You see this most in Hawks' romantic tropes, in the electric back-and-forth between Grant and Russell in His Girl Friday, in the way Bacall and Angie Dickinson are allowed to get the best of Bogart and Wayne, respectively, and in the way Bogart and Wayne adore them for it.
Hawks is typically lauded as a "storyteller," a description that, on the surface, fits a director with such a direct visual style, entertaining manner, and adroitness at so many genres. But the term is also misleading.
Hawks' films are usually more concerned with characters and situations than stories. His focus was on individual scenes, which he would try to inject with as much fun and what he called "business" as he could.
This is why what's often most memorable in Hawks' films are moments that aren't crucial to the narrative but that help establish character or tone or that are just enjoyable in their own right: Montgomery Clift and John Ireland having a shooting contest with a tin can in Red River, John Wayne rolling Dean Martin a cigarette or Angie Dickinson throwing a flower pot through a window in Rio Bravo, Bogie and Bacall discussing racehorses in The Big Sleep, Katharine Hepburn's long putt and Grant's lost intercostal clavicle in Bringing Up Baby.
And Hawks' interest in character and situation made him a brilliant director of actors. "We've got a number of films where very famous star actors are used in quite unusual ways," Thomson says of the Cinema Memphis slate of Hawks films.
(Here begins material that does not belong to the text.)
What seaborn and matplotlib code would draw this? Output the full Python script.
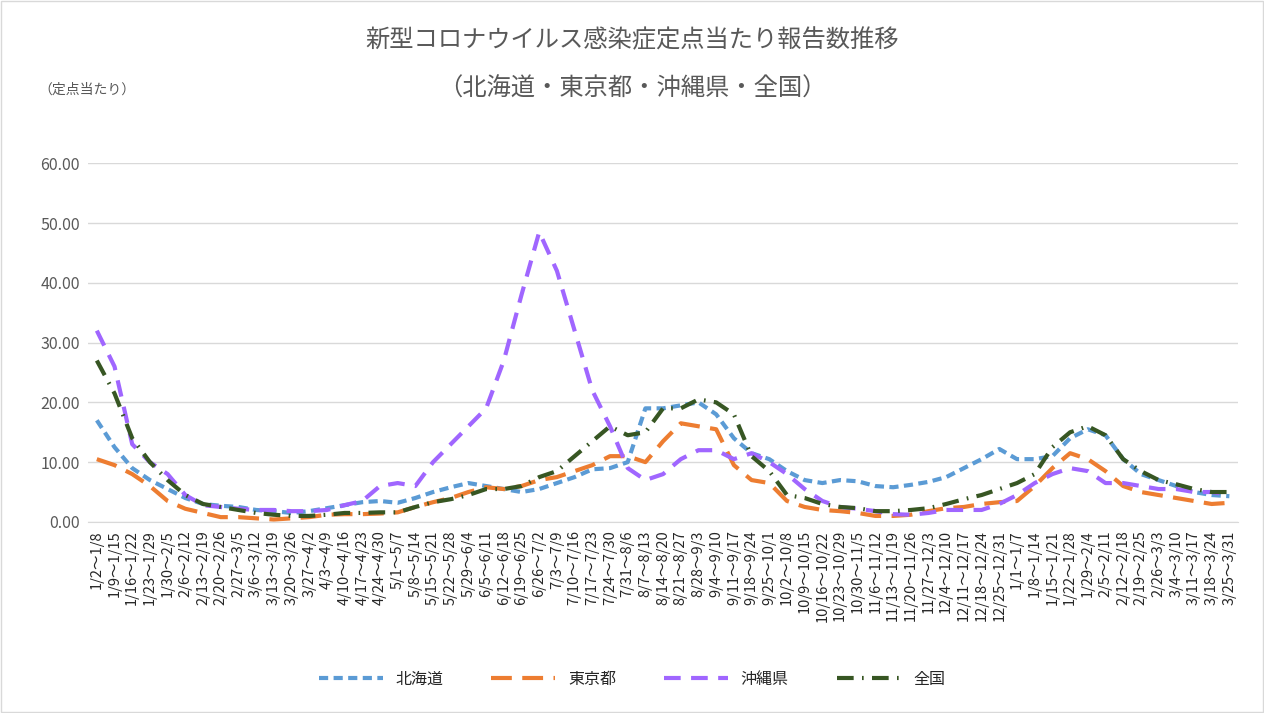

He's speaking primarily of Wayne and Bogart, who boast perhaps the two strongest personas in the history of the medium. But Hawks found previously undiscovered depths to the Wayne character in Red River, a revelatory role that paved the way for Wayne's most celebrated performance, in Ford's The Searchers. And in Rio Bravo, Hawks brought out a modesty and humor in Wayne that had been buried before.
Hawks' tweaking of Bogart was perhaps even more interesting.
"What Hawks said to Bogart when they made To Have and Have Not is exactly borne out in the film," Thomson says. "[Hawks] said, 'You are known as the most tough, insolent, independent guy on the screen, and I'm going to put you in a movie with a 19-year-old girl who trumps you all the time.'"
To most critics and buffs, Hawks is an acknowledged master, but the American film establishment has never really given him his due. Hawks never won an Oscar in his time and places only one film on the American Film Institute's list of the 100 best American films (Bringing Up Baby, barely squeaking in at #97).
"I think to this day he's not as highly thought of as he should be," Thomson says. "Here is a man who was recognized as being very good but not outstanding. But we look back on it now -- and, you know, some of these films are 70 years old -- and his films look as sharp and fresh as if they'd been made yesterday."
Thomson sees some echoes of Hawks in contemporary movies, citing the chattiness and digressions of Quentin Tarantino and the very Hawksian versatility of Curtis Hanson. But, sadly, today Hawks' films might be most notable as a reminder of what has been lost in American movies.
"He has the best of that American attitude to movie-making that existed in the '20s, '30s, '40s. That you entertained people, and you did it in as smart and quick a way as you can," Thomson says. "And I'm afraid that these traits have deserted us."
At least this weekend, Memphis filmgoers get an unprecedented chance to see what we've all been missing.